**PROBLEM:** Your task is to print exactly the lines from the line that contains "Rebuild this diagram" through the line that contains "(loopin) at (163.5,67);", with pictures left out.

**INFORMATION SUPPLIED:**

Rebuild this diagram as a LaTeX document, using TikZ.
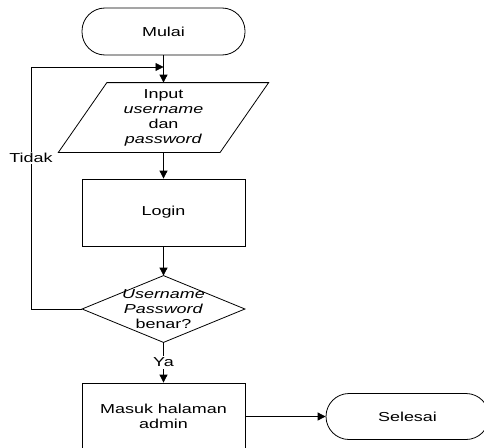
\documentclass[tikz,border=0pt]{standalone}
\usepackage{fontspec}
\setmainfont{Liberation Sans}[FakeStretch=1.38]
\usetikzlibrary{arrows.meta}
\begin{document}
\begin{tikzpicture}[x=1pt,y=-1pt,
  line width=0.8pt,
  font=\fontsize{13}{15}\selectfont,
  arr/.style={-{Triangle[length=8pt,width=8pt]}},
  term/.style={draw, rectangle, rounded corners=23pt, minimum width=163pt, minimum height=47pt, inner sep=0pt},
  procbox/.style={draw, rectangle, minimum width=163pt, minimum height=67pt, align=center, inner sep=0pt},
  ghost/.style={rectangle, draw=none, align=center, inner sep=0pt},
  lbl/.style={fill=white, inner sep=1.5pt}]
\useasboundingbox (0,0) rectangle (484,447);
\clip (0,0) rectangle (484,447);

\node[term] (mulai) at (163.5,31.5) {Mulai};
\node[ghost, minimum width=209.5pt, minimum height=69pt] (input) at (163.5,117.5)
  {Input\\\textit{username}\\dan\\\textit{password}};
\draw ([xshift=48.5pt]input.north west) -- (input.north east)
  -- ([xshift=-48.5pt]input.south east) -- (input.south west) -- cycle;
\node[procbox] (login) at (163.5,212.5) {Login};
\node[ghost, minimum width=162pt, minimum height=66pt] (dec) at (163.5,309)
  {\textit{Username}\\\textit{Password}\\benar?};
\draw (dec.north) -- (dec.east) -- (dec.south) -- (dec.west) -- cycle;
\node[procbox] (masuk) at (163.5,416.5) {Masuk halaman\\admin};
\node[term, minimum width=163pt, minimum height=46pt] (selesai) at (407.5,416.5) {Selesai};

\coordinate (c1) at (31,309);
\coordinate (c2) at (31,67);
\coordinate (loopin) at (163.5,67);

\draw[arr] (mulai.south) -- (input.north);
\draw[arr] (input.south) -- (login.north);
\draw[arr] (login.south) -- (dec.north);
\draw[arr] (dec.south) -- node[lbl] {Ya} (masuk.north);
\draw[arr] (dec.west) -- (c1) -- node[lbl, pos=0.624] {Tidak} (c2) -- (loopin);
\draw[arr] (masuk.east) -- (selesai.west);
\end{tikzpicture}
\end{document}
--
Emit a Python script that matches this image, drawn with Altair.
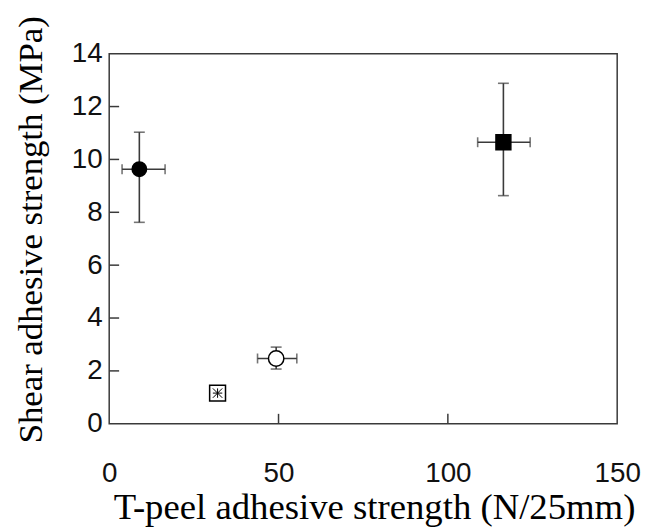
...
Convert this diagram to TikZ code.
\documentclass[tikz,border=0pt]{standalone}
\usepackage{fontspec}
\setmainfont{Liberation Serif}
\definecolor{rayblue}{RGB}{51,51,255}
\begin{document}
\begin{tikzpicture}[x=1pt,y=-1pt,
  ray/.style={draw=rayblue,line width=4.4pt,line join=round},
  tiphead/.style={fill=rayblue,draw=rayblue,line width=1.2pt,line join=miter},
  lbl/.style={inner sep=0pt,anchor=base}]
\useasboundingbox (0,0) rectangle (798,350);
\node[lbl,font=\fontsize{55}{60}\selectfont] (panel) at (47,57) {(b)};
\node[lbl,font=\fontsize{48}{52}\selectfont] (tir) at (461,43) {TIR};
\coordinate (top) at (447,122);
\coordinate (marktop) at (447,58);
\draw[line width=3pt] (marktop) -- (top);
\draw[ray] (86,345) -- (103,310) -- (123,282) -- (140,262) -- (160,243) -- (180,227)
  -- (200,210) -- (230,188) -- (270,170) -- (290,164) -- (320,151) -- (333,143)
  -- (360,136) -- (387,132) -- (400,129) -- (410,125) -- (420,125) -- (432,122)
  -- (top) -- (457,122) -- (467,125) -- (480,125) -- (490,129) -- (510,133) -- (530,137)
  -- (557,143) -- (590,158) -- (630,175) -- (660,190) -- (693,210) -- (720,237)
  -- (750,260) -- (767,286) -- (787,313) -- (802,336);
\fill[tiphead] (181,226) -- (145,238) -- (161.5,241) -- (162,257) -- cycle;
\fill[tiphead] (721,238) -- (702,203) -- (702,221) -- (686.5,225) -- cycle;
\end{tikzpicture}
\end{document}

**CORRECT RESPONSE:**
Rebuild this diagram as a LaTeX document, using TikZ.
\documentclass[tikz,border=0pt]{standalone}
\usepackage{fontspec}
\setmainfont{Liberation Sans}[FakeStretch=1.38]
\usetikzlibrary{arrows.meta}
\begin{document}
\begin{tikzpicture}[x=1pt,y=-1pt,
  line width=0.8pt,
  font=\fontsize{13}{15}\selectfont,
  arr/.style={-{Triangle[length=8pt,width=8pt]}},
  term/.style={draw, rectangle, rounded corners=23pt, minimum width=163pt, minimum height=47pt, inner sep=0pt},
  procbox/.style={draw, rectangle, minimum width=163pt, minimum height=67pt, align=center, inner sep=0pt},
  ghost/.style={rectangle, draw=none, align=center, inner sep=0pt},
  lbl/.style={fill=white, inner sep=1.5pt}]
\useasboundingbox (0,0) rectangle (484,447);
\clip (0,0) rectangle (484,447);

\node[term] (mulai) at (163.5,31.5) {Mulai};
\node[ghost, minimum width=209.5pt, minimum height=69pt] (input) at (163.5,117.5)
  {Input\\\textit{username}\\dan\\\textit{password}};
\draw ([xshift=48.5pt]input.north west) -- (input.north east)
  -- ([xshift=-48.5pt]input.south east) -- (input.south west) -- cycle;
\node[procbox] (login) at (163.5,212.5) {Login};
\node[ghost, minimum width=162pt, minimum height=66pt] (dec) at (163.5,309)
  {\textit{Username}\\\textit{Password}\\benar?};
\draw (dec.north) -- (dec.east) -- (dec.south) -- (dec.west) -- cycle;
\node[procbox] (masuk) at (163.5,416.5) {Masuk halaman\\admin};
\node[term, minimum width=163pt, minimum height=46pt] (selesai) at (407.5,416.5) {Selesai};

\coordinate (c1) at (31,309);
\coordinate (c2) at (31,67);
\coordinate (loopin) at (163.5,67);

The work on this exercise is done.